▶ Task statement
Output every line exactly as written. Leave out pictures.

▶ Recorded information

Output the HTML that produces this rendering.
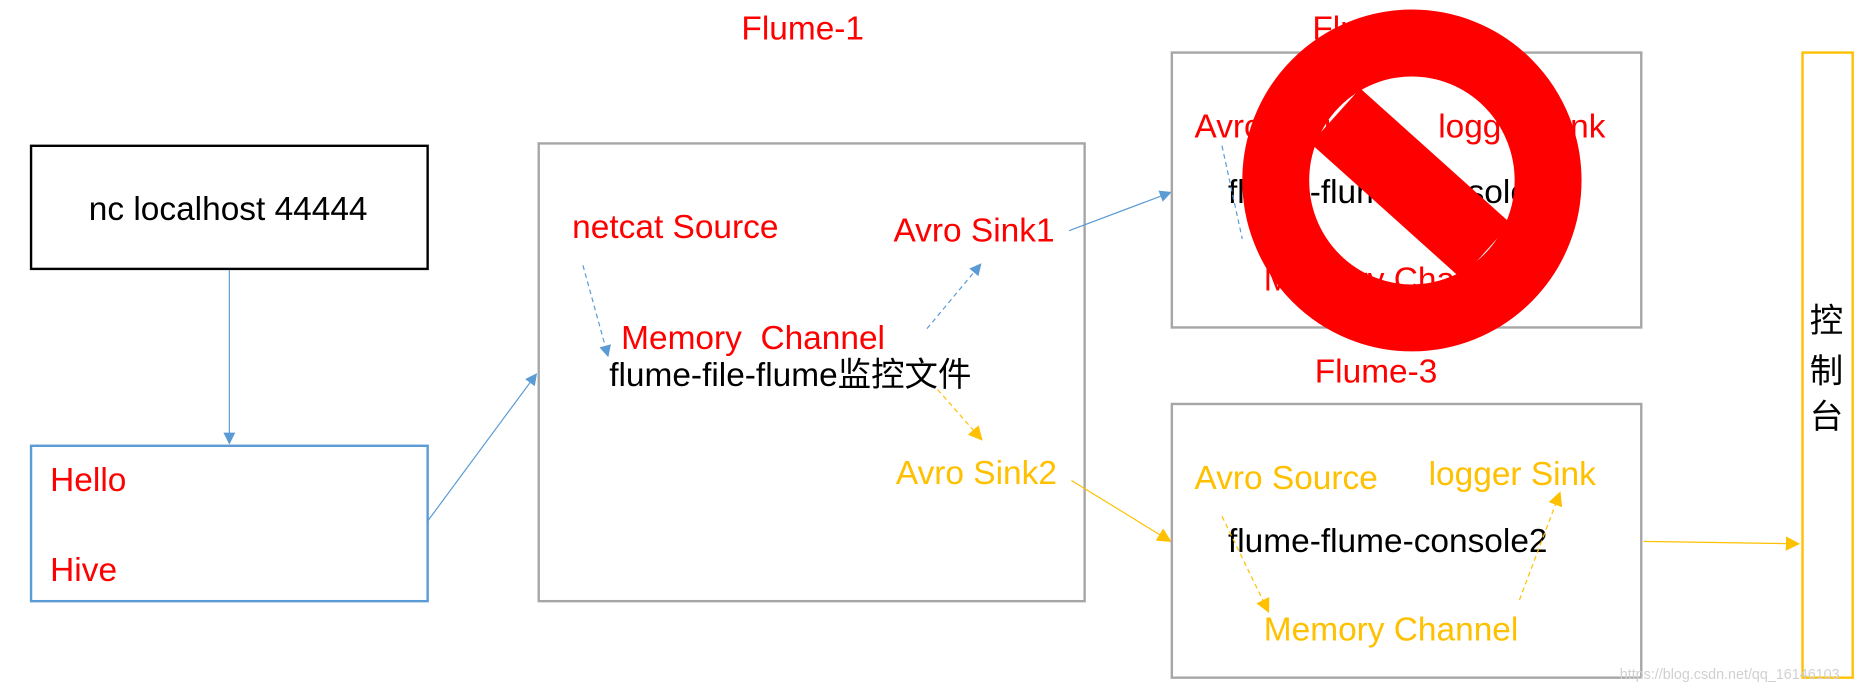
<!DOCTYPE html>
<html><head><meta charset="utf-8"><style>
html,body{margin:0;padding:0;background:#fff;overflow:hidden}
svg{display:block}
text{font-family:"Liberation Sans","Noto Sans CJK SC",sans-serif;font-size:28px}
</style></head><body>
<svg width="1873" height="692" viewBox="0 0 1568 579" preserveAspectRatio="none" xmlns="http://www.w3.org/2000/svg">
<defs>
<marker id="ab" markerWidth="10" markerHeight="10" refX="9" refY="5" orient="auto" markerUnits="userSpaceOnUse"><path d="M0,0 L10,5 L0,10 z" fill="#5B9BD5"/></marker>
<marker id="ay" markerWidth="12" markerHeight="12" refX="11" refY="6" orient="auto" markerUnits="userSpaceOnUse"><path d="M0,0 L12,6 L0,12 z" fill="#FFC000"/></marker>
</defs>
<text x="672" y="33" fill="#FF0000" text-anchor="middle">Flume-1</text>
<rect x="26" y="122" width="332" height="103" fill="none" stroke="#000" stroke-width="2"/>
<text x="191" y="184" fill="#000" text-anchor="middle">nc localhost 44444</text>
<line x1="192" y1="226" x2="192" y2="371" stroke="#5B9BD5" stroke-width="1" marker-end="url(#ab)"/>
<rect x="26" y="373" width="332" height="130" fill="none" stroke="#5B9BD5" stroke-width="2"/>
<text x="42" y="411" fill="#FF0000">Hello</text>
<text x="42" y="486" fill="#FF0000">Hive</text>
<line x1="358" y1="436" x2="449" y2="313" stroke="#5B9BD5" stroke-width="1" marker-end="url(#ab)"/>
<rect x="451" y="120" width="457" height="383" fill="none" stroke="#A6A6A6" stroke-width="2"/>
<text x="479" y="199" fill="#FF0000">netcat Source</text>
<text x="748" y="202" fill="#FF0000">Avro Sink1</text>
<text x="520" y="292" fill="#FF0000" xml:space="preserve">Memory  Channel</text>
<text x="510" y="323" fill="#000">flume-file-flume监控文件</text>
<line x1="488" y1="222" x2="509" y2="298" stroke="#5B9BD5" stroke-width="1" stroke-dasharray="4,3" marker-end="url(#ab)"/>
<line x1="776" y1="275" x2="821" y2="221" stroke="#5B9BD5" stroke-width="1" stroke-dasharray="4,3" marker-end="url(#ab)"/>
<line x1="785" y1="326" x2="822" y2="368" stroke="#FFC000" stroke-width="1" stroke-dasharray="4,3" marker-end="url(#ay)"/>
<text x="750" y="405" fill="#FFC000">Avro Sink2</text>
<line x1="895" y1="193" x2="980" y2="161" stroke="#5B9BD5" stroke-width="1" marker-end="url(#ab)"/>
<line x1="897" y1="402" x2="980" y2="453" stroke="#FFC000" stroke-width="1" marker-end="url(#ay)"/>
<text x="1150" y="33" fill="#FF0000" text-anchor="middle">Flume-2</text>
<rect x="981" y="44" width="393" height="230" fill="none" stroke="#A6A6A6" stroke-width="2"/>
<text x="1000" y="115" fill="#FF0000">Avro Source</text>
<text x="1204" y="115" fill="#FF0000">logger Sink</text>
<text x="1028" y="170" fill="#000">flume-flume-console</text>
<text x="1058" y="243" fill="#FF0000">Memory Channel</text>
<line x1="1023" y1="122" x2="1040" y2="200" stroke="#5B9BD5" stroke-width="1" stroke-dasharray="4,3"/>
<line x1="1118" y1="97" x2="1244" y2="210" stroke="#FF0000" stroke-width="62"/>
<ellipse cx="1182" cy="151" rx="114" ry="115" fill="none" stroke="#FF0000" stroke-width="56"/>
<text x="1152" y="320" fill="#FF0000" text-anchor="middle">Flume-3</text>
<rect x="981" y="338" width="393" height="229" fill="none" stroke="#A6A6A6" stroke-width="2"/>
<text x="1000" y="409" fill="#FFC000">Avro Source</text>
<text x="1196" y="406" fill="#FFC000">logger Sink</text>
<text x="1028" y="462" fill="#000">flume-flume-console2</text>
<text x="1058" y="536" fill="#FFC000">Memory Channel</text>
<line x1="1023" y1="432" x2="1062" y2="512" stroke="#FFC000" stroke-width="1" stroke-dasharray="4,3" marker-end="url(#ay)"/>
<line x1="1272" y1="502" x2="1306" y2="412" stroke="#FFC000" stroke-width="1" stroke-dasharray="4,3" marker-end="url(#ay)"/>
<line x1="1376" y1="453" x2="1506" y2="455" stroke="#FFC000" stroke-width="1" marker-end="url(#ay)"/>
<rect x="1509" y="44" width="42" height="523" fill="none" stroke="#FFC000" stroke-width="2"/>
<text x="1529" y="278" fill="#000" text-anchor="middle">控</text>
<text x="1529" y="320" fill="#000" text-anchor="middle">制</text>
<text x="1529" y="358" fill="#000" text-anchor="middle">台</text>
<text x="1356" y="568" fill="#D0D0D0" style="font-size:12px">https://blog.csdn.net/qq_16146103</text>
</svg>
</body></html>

▶ Final result
Output the HTML that produces this rendering.
<!DOCTYPE html>
<html><head><meta charset="utf-8"><style>
html,body{margin:0;padding:0;background:#fff;overflow:hidden}
svg{display:block}
text{font-family:"Liberation Sans","Noto Sans CJK SC",sans-serif;font-size:28px}
</style></head><body>
<svg width="1873" height="692" viewBox="0 0 1568 579" preserveAspectRatio="none" xmlns="http://www.w3.org/2000/svg">
<defs>
<marker id="ab" markerWidth="10" markerHeight="10" refX="9" refY="5" orient="auto" markerUnits="userSpaceOnUse"><path d="M0,0 L10,5 L0,10 z" fill="#5B9BD5"/></marker>
<marker id="ay" markerWidth="12" markerHeight="12" refX="11" refY="6" orient="auto" markerUnits="userSpaceOnUse"><path d="M0,0 L12,6 L0,12 z" fill="#FFC000"/></marker>
</defs>
<text x="672" y="33" fill="#FF0000" text-anchor="middle">Flume-1</text>
<rect x="26" y="122" width="332" height="103" fill="none" stroke="#000" stroke-width="2"/>
<text x="191" y="184" fill="#000" text-anchor="middle">nc localhost 44444</text>
<line x1="192" y1="226" x2="192" y2="371" stroke="#5B9BD5" stroke-width="1" marker-end="url(#ab)"/>
<rect x="26" y="373" width="332" height="130" fill="none" stroke="#5B9BD5" stroke-width="2"/>
<text x="42" y="411" fill="#FF0000">Hello</text>
<text x="42" y="486" fill="#FF0000">Hive</text>
<line x1="358" y1="436" x2="449" y2="313" stroke="#5B9BD5" stroke-width="1" marker-end="url(#ab)"/>
<rect x="451" y="120" width="457" height="383" fill="none" stroke="#A6A6A6" stroke-width="2"/>
<text x="479" y="199" fill="#FF0000">netcat Source</text>
<text x="748" y="202" fill="#FF0000">Avro Sink1</text>
<text x="520" y="292" fill="#FF0000" xml:space="preserve">Memory  Channel</text>
<text x="510" y="323" fill="#000">flume-file-flume监控文件</text>
<line x1="488" y1="222" x2="509" y2="298" stroke="#5B9BD5" stroke-width="1" stroke-dasharray="4,3" marker-end="url(#ab)"/>
<line x1="776" y1="275" x2="821" y2="221" stroke="#5B9BD5" stroke-width="1" stroke-dasharray="4,3" marker-end="url(#ab)"/>
<line x1="785" y1="326" x2="822" y2="368" stroke="#FFC000" stroke-width="1" stroke-dasharray="4,3" marker-end="url(#ay)"/>
<text x="750" y="405" fill="#FFC000">Avro Sink2</text>
<line x1="895" y1="193" x2="980" y2="161" stroke="#5B9BD5" stroke-width="1" marker-end="url(#ab)"/>
<line x1="897" y1="402" x2="980" y2="453" stroke="#FFC000" stroke-width="1" marker-end="url(#ay)"/>
<text x="1150" y="33" fill="#FF0000" text-anchor="middle">Flume-2</text>
<rect x="981" y="44" width="393" height="230" fill="none" stroke="#A6A6A6" stroke-width="2"/>
<text x="1000" y="115" fill="#FF0000">Avro Source</text>
<text x="1204" y="115" fill="#FF0000">logger Sink</text>
<text x="1028" y="170" fill="#000">flume-flume-console</text>
<text x="1058" y="243" fill="#FF0000">Memory Channel</text>
<line x1="1023" y1="122" x2="1040" y2="200" stroke="#5B9BD5" stroke-width="1" stroke-dasharray="4,3"/>
<line x1="1118" y1="97" x2="1244" y2="210" stroke="#FF0000" stroke-width="62"/>
<ellipse cx="1182" cy="151" rx="114" ry="115" fill="none" stroke="#FF0000" stroke-width="56"/>
<text x="1152" y="320" fill="#FF0000" text-anchor="middle">Flume-3</text>
<rect x="981" y="338" width="393" height="229" fill="none" stroke="#A6A6A6" stroke-width="2"/>
<text x="1000" y="409" fill="#FFC000">Avro Source</text>
<text x="1196" y="406" fill="#FFC000">logger Sink</text>
<text x="1028" y="462" fill="#000">flume-flume-console2</text>
<text x="1058" y="536" fill="#FFC000">Memory Channel</text>
<line x1="1023" y1="432" x2="1062" y2="512" stroke="#FFC000" stroke-width="1" stroke-dasharray="4,3" marker-end="url(#ay)"/>
<line x1="1272" y1="502" x2="1306" y2="412" stroke="#FFC000" stroke-width="1" stroke-dasharray="4,3" marker-end="url(#ay)"/>
<line x1="1376" y1="453" x2="1506" y2="455" stroke="#FFC000" stroke-width="1" marker-end="url(#ay)"/>
<rect x="1509" y="44" width="42" height="523" fill="none" stroke="#FFC000" stroke-width="2"/>
<text x="1529" y="278" fill="#000" text-anchor="middle">控</text>
<text x="1529" y="320" fill="#000" text-anchor="middle">制</text>
<text x="1529" y="358" fill="#000" text-anchor="middle">台</text>
<text x="1356" y="568" fill="#D0D0D0" style="font-size:12px">https://blog.csdn.net/qq_16146103</text>
</svg>
</body></html>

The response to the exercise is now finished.